Smart last month rejected fresh claims by Greenpeace that the firm was clearing 
peatland and high conservation value forests that shelter endangered species 
and trap vast amounts of greenhouse gases. 

Smart runs the Indonesia palm oil operations of its Singapore-listed parent 
company, Golden Agri-Resources. GAR is controlled by the Widjaja family, whose 
business empire Sinar Mas has interests in pulp and paper, finance and 
property. 

The bitter dispute between the palm oil industry and environmentalists has 
broader implications for Indonesia, the world's biggest palm oil producer. 

It wants to expand crude palm oil production and boost economic growth but has 
also promised to cut greenhouse emissions by as much as 41 percent from 
business-as-usual levels by 2020 - largely through curbing deforestation. 

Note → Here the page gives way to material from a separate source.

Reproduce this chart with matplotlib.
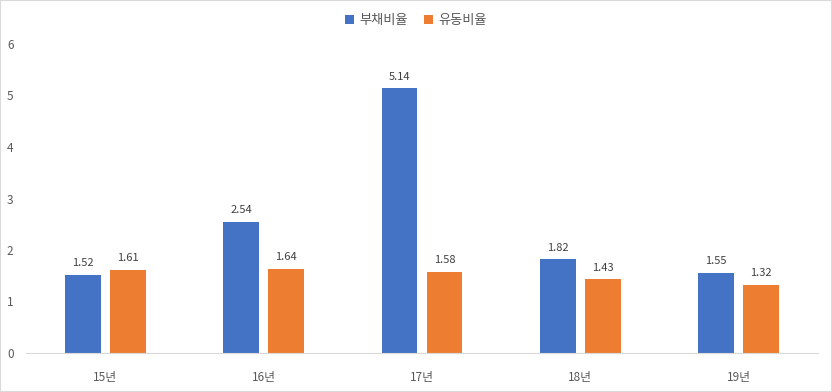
import matplotlib
matplotlib.use("Agg")
import matplotlib.pyplot as plt
import numpy as np
from matplotlib.patches import Rectangle

plt.rcParams['font.family'] = ['Noto Sans CJK KR', 'DejaVu Sans']

categories = ['15년', '16년', '17년', '18년', '19년']
debt_ratio = [1.52, 2.54, 5.14, 1.82, 1.55]
current_ratio = [1.61, 1.64, 1.58, 1.43, 1.32]
series_names = ['부채비율', '유동비율']
colors = ['#4472C4', '#ED7D31']

fig = plt.figure(figsize=(8.32, 3.92), dpi=100)
ax = fig.add_axes([26/832, 39/392, (818-26)/832, (353-44)/392])

x = np.arange(len(categories))
w = 0.227
off = 0.142
b1 = ax.bar(x - off, debt_ratio, w, color=colors[0], label=series_names[0])
b2 = ax.bar(x + off, current_ratio, w, color=colors[1], label=series_names[1])

for bars, vals in ((b1, debt_ratio), (b2, current_ratio)):
    for r, v in zip(bars, vals):
        ax.text(r.get_x() + r.get_width()/2, v + 0.13, f'{v:.2f}', ha='center', va='bottom',
                fontsize=8, color='#404040')

ax.set_xlim(-0.5, len(categories) - 0.5)
ax.set_ylim(0, 6)
ax.set_yticks(range(0, 7))
ax.set_xticks(x)
ax.set_xticklabels(categories)
ax.tick_params(axis='both', length=0, labelsize=8.5, colors='#595959')
ax.tick_params(axis='x', pad=13)
ax.tick_params(axis='y', pad=9)
for s in ['top', 'right', 'left']:
    ax.spines[s].set_visible(False)
ax.spines['bottom'].set_color('#d9d9d9')

leg = fig.legend(loc='upper center', bbox_to_anchor=(0.5, 0.995), ncol=2, frameon=False,
                 fontsize=9.5, handlelength=0.7, handleheight=0.7, handletextpad=0.4,
                 columnspacing=1.2)
for t in leg.get_texts():
    t.set_color('#595959')

fig.patches.append(Rectangle((0, 0), 1, 1, transform=fig.transFigure, fill=False,
                             edgecolor='#d9d9d9', linewidth=1.5))

fig.savefig('out.png', dpi=100)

Smart's president director, Daud Dharsono, said that the Greenpeace campaign 
had not affected the firm, which currently has around 430,000 hectares of 
plantations. 

Smart's shares have risen 32.4 percent this year, beating the overall index 
which is up about 18 percent. 

"Smart will grow and expand its palm oil plantations," said Dharsono, 54, 
adding that Smart and GAR had a total of 100,000 hectares in its land bank, 
mostly in Central and West Kalimantan. 

"Our planting expansion rate is 50,000 hectares per annum. If we can get new 
allocations, we will maintain that rate," he said, adding that the firm planned 
to apply for additional land allocations from the government before the land 
bank ran out. 

"We will not necessarily wait until it's gone. We will mainly concentrate on 
West and Central Kalimantan." 

Unilever and Nestle dropped Smart as a supplier following the Greenpeace 
reports. Industry giant Cargill has threatened to do the same if the 
accusations are proven correct in an audit due to be released on August 10.